Directions for this task
Transcribe the records exactly. Pictures do not belong in the transcription.

--- Begin ---

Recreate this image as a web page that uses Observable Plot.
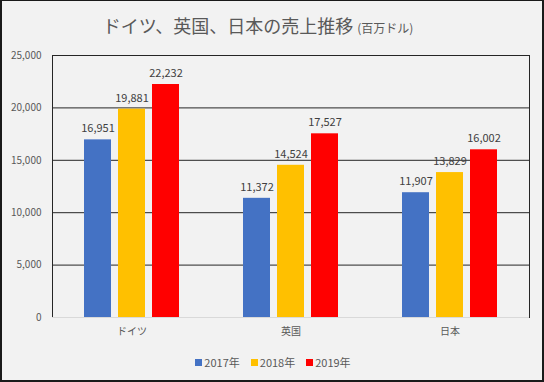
<!DOCTYPE html>
<html>
<head>
<meta charset="utf-8">
<script src="https://cdn.jsdelivr.net/npm/d3@7"></script>
<script src="https://cdn.jsdelivr.net/npm/@observablehq/plot@0.6"></script>
<style>
  html, body { margin: 0; padding: 0; background: #f2f2f2; }
  #wrap { position: relative; width: 544px; height: 382px; background: #f2f2f2; overflow: hidden;
          font-family: "Noto Sans CJK JP", "Noto Sans", sans-serif; }
  #border { position: absolute; left: 0; top: 0; width: 544px; height: 382px; box-sizing: border-box;
            border-top: 1px solid #1a1a1a; border-left: 2px solid #1a1a1a; border-right: 2px solid #1a1a1a;
            border-bottom: 2px solid #1a1a1a; pointer-events: none; }
  #title { position: absolute; top: 14px; left: -14px; width: 544px; text-align: center;
           color: #595959; font-size: 18px; line-height: 22px; white-space: nowrap; }
  #title .sub { font-size: 12px; }
  #chart { position: absolute; left: 0; top: 40px; }
  #legend { position: absolute; top: 354px; left: 0; width: 544px; display: flex; justify-content: center;
            gap: 11px; color: #595959; font-size: 11px; line-height: 16px; padding-left: 2px; box-sizing: border-box; }
  #legend .item { display: flex; align-items: center; }
  #legend .sw { width: 7px; height: 7px; margin-right: 2px; display: inline-block; }
</style>
</head>
<body>
<div id="wrap">
  <div id="title">ドイツ、英国、日本の売上推移 <span class="sub">(百万ドル)</span></div>
  <div id="chart"></div>
  <div id="legend"></div>
  <div id="border"></div>
</div>
<script>
const categories = ["ドイツ", "英国", "日本"];
const years = ["2017年", "2018年", "2019年"];
const sales2017 = [16951, 11372, 11907];
const sales2018 = [19881, 14524, 13829];
const sales2019 = [22232, 17527, 16002];
const yTicks = [0, 5000, 10000, 15000, 20000, 25000];
const colors = ["#4472c4", "#ffc000", "#ff0000"];

const seriesValues = [sales2017, sales2018, sales2019];
const data = [];
categories.forEach((c, i) => {
  years.forEach((y, j) => {
    data.push({category: c, year: y, value: seriesValues[j][i]});
  });
});

const fmt = d3.format(",");

const chart = Plot.plot({
  width: 544,
  height: 300,
  marginTop: 15,
  marginBottom: 23,
  marginLeft: 51,
  marginRight: 14,
  style: {background: "transparent", fontFamily: "\"Noto Sans CJK JP\", \"Noto Sans\", sans-serif", color: "#595959"},
  fx: {domain: categories, padding: 0, axis: "bottom", tickSize: 0, tickPadding: 10, label: null, fontSize: 12},
  x: {domain: years, axis: null, paddingInner: 0.2, paddingOuter: 0.88},
  y: {domain: [0, 25000], ticks: yTicks, tickSize: 0, tickPadding: 11, tickFormat: fmt, label: null, fontSize: 11},
  color: {domain: years, range: colors},
  marks: [
    Plot.ruleY(yTicks.filter(d => d > 0), {stroke: "#262626", strokeWidth: 1}),
    Plot.frame({stroke: "#262626", facet: "super"}),
    Plot.ruleY([0], {stroke: "#d9d9d9", strokeWidth: 1}),
    Plot.barY(data, {fx: "category", x: "year", y: "value", fill: "year"}),
    Plot.text(data, {fx: "category", x: "year", y: "value", text: d => fmt(d.value), dy: -11,
                     fill: "#404040", fontSize: 11})
  ]
});
document.getElementById("chart").appendChild(chart);

const legend = document.getElementById("legend");
years.forEach((y, j) => {
  const item = document.createElement("div");
  item.className = "item";
  const sw = document.createElement("span");
  sw.className = "sw";
  sw.style.background = colors[j];
  item.appendChild(sw);
  item.appendChild(document.createTextNode(y));
  legend.appendChild(item);
});
</script>
</body>
</html>
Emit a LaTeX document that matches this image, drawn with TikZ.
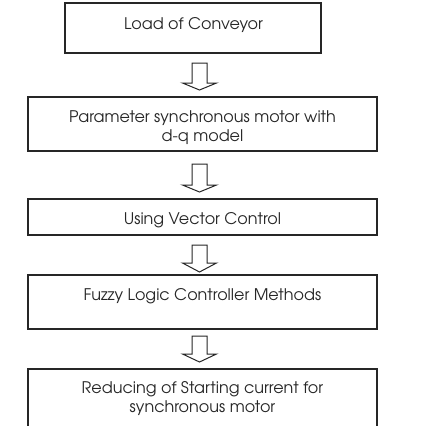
\documentclass[tikz,border=0pt]{standalone}
\usepackage{fontspec}
\setmainfont{TeX Gyre Adventor}
\begin{document}
\begin{tikzpicture}[x=1pt,y=-1pt,
  boxst/.style={draw=black!85,line width=1.5pt,inner sep=0pt},
  txt/.style={anchor=base,inner sep=0pt,font=\fontsize{16}{19}\selectfont,text=black!85},
  blockarrow/.style={draw=black!85,line width=1pt,fill=white,line join=miter}]
\useasboundingbox (0,0) rectangle (422,426);
\clip (0,0) rectangle (422,426);
% boxes
\node[boxst,minimum width=256pt,minimum height=50pt] (b1) at (193,28) {};
\node[boxst,minimum width=349pt,minimum height=54pt] (b2) at (202.5,124) {};
\node[boxst,minimum width=349pt,minimum height=36pt] (b3) at (202.5,217) {};
\node[boxst,minimum width=349pt,minimum height=54pt] (b4) at (202.5,302) {};
\coordinate (b5l) at (28,440);
\coordinate (b5r) at (377,440);
\draw[draw=black!85,line width=1.5pt] (b5l) -- (28,369) -- (377,369) -- (b5r);
% texts
\node[txt] (t1) at (193.5,29) {Load of Conveyor};
\node[txt] (t2a) at (202.5,122) {Parameter synchronous motor with};
\node[txt] (t2b) at (202.5,141) {d-q model};
\node[txt] (t3) at (202.5,224) {Using Vector Control};
\node[txt] (t4) at (202.5,300) {Fuzzy Logic Controller Methods};
\node[txt] (t5a) at (202.5,393) {Reducing of Starting current for};
\node[txt] (t5b) at (202.5,412) {synchronous motor};
% block arrows
\newcommand{\hollowarrow}[3]{%
  \draw[blockarrow] (192,#1) -- (207,#1) -- (207,#2) -- (216.5,#2) -- (199.5,#3) -- (182.5,#2) -- (192,#2) -- cycle;}
\hollowarrow{63}{83}{90}
\hollowarrow{164}{185}{192}
\hollowarrow{245}{263}{272}
\hollowarrow{336}{354}{362}
\end{tikzpicture}
\end{document}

--- End ---

Finished task
Recreate this image as a web page that uses Observable Plot.
<!DOCTYPE html>
<html>
<head>
<meta charset="utf-8">
<script src="https://cdn.jsdelivr.net/npm/d3@7"></script>
<script src="https://cdn.jsdelivr.net/npm/@observablehq/plot@0.6"></script>
<style>
  html, body { margin: 0; padding: 0; background: #f2f2f2; }
  #wrap { position: relative; width: 544px; height: 382px; background: #f2f2f2; overflow: hidden;
          font-family: "Noto Sans CJK JP", "Noto Sans", sans-serif; }
  #border { position: absolute; left: 0; top: 0; width: 544px; height: 382px; box-sizing: border-box;
            border-top: 1px solid #1a1a1a; border-left: 2px solid #1a1a1a; border-right: 2px solid #1a1a1a;
            border-bottom: 2px solid #1a1a1a; pointer-events: none; }
  #title { position: absolute; top: 14px; left: -14px; width: 544px; text-align: center;
           color: #595959; font-size: 18px; line-height: 22px; white-space: nowrap; }
  #title .sub { font-size: 12px; }
  #chart { position: absolute; left: 0; top: 40px; }
  #legend { position: absolute; top: 354px; left: 0; width: 544px; display: flex; justify-content: center;
            gap: 11px; color: #595959; font-size: 11px; line-height: 16px; padding-left: 2px; box-sizing: border-box; }
  #legend .item { display: flex; align-items: center; }
  #legend .sw { width: 7px; height: 7px; margin-right: 2px; display: inline-block; }
</style>
</head>
<body>
<div id="wrap">
  <div id="title">ドイツ、英国、日本の売上推移 <span class="sub">(百万ドル)</span></div>
  <div id="chart"></div>
  <div id="legend"></div>
  <div id="border"></div>
</div>
<script>
const categories = ["ドイツ", "英国", "日本"];
const years = ["2017年", "2018年", "2019年"];
const sales2017 = [16951, 11372, 11907];
const sales2018 = [19881, 14524, 13829];
const sales2019 = [22232, 17527, 16002];
const yTicks = [0, 5000, 10000, 15000, 20000, 25000];
const colors = ["#4472c4", "#ffc000", "#ff0000"];

const seriesValues = [sales2017, sales2018, sales2019];
const data = [];
categories.forEach((c, i) => {
  years.forEach((y, j) => {
    data.push({category: c, year: y, value: seriesValues[j][i]});
  });
});

const fmt = d3.format(",");

const chart = Plot.plot({
  width: 544,
  height: 300,
  marginTop: 15,
  marginBottom: 23,
  marginLeft: 51,
  marginRight: 14,
  style: {background: "transparent", fontFamily: "\"Noto Sans CJK JP\", \"Noto Sans\", sans-serif", color: "#595959"},
  fx: {domain: categories, padding: 0, axis: "bottom", tickSize: 0, tickPadding: 10, label: null, fontSize: 12},
  x: {domain: years, axis: null, paddingInner: 0.2, paddingOuter: 0.88},
  y: {domain: [0, 25000], ticks: yTicks, tickSize: 0, tickPadding: 11, tickFormat: fmt, label: null, fontSize: 11},
  color: {domain: years, range: colors},
  marks: [
    Plot.ruleY(yTicks.filter(d => d > 0), {stroke: "#262626", strokeWidth: 1}),
    Plot.frame({stroke: "#262626", facet: "super"}),
    Plot.ruleY([0], {stroke: "#d9d9d9", strokeWidth: 1}),
    Plot.barY(data, {fx: "category", x: "year", y: "value", fill: "year"}),
    Plot.text(data, {fx: "category", x: "year", y: "value", text: d => fmt(d.value), dy: -11,
                     fill: "#404040", fontSize: 11})
  ]
});
document.getElementById("chart").appendChild(chart);

const legend = document.getElementById("legend");
years.forEach((y, j) => {
  const item = document.createElement("div");
  item.className = "item";
  const sw = document.createElement("span");
  sw.className = "sw";
  sw.style.background = colors[j];
  item.appendChild(sw);
  item.appendChild(document.createTextNode(y));
  legend.appendChild(item);
});
</script>
</body>
</html>
Emit a LaTeX document that matches this image, drawn with TikZ.
\documentclass[tikz,border=0pt]{standalone}
\usepackage{fontspec}
\setmainfont{TeX Gyre Adventor}
\begin{document}
\begin{tikzpicture}[x=1pt,y=-1pt,
  boxst/.style={draw=black!85,line width=1.5pt,inner sep=0pt},
  txt/.style={anchor=base,inner sep=0pt,font=\fontsize{16}{19}\selectfont,text=black!85},
  blockarrow/.style={draw=black!85,line width=1pt,fill=white,line join=miter}]
\useasboundingbox (0,0) rectangle (422,426);
\clip (0,0) rectangle (422,426);
% boxes
\node[boxst,minimum width=256pt,minimum height=50pt] (b1) at (193,28) {};
\node[boxst,minimum width=349pt,minimum height=54pt] (b2) at (202.5,124) {};
\node[boxst,minimum width=349pt,minimum height=36pt] (b3) at (202.5,217) {};
\node[boxst,minimum width=349pt,minimum height=54pt] (b4) at (202.5,302) {};
\coordinate (b5l) at (28,440);
\coordinate (b5r) at (377,440);
\draw[draw=black!85,line width=1.5pt] (b5l) -- (28,369) -- (377,369) -- (b5r);
% texts
\node[txt] (t1) at (193.5,29) {Load of Conveyor};
\node[txt] (t2a) at (202.5,122) {Parameter synchronous motor with};
\node[txt] (t2b) at (202.5,141) {d-q model};
\node[txt] (t3) at (202.5,224) {Using Vector Control};
\node[txt] (t4) at (202.5,300) {Fuzzy Logic Controller Methods};
\node[txt] (t5a) at (202.5,393) {Reducing of Starting current for};
\node[txt] (t5b) at (202.5,412) {synchronous motor};
% block arrows
\newcommand{\hollowarrow}[3]{%
  \draw[blockarrow] (192,#1) -- (207,#1) -- (207,#2) -- (216.5,#2) -- (199.5,#3) -- (182.5,#2) -- (192,#2) -- cycle;}
\hollowarrow{63}{83}{90}
\hollowarrow{164}{185}{192}
\hollowarrow{245}{263}{272}
\hollowarrow{336}{354}{362}
\end{tikzpicture}
\end{document}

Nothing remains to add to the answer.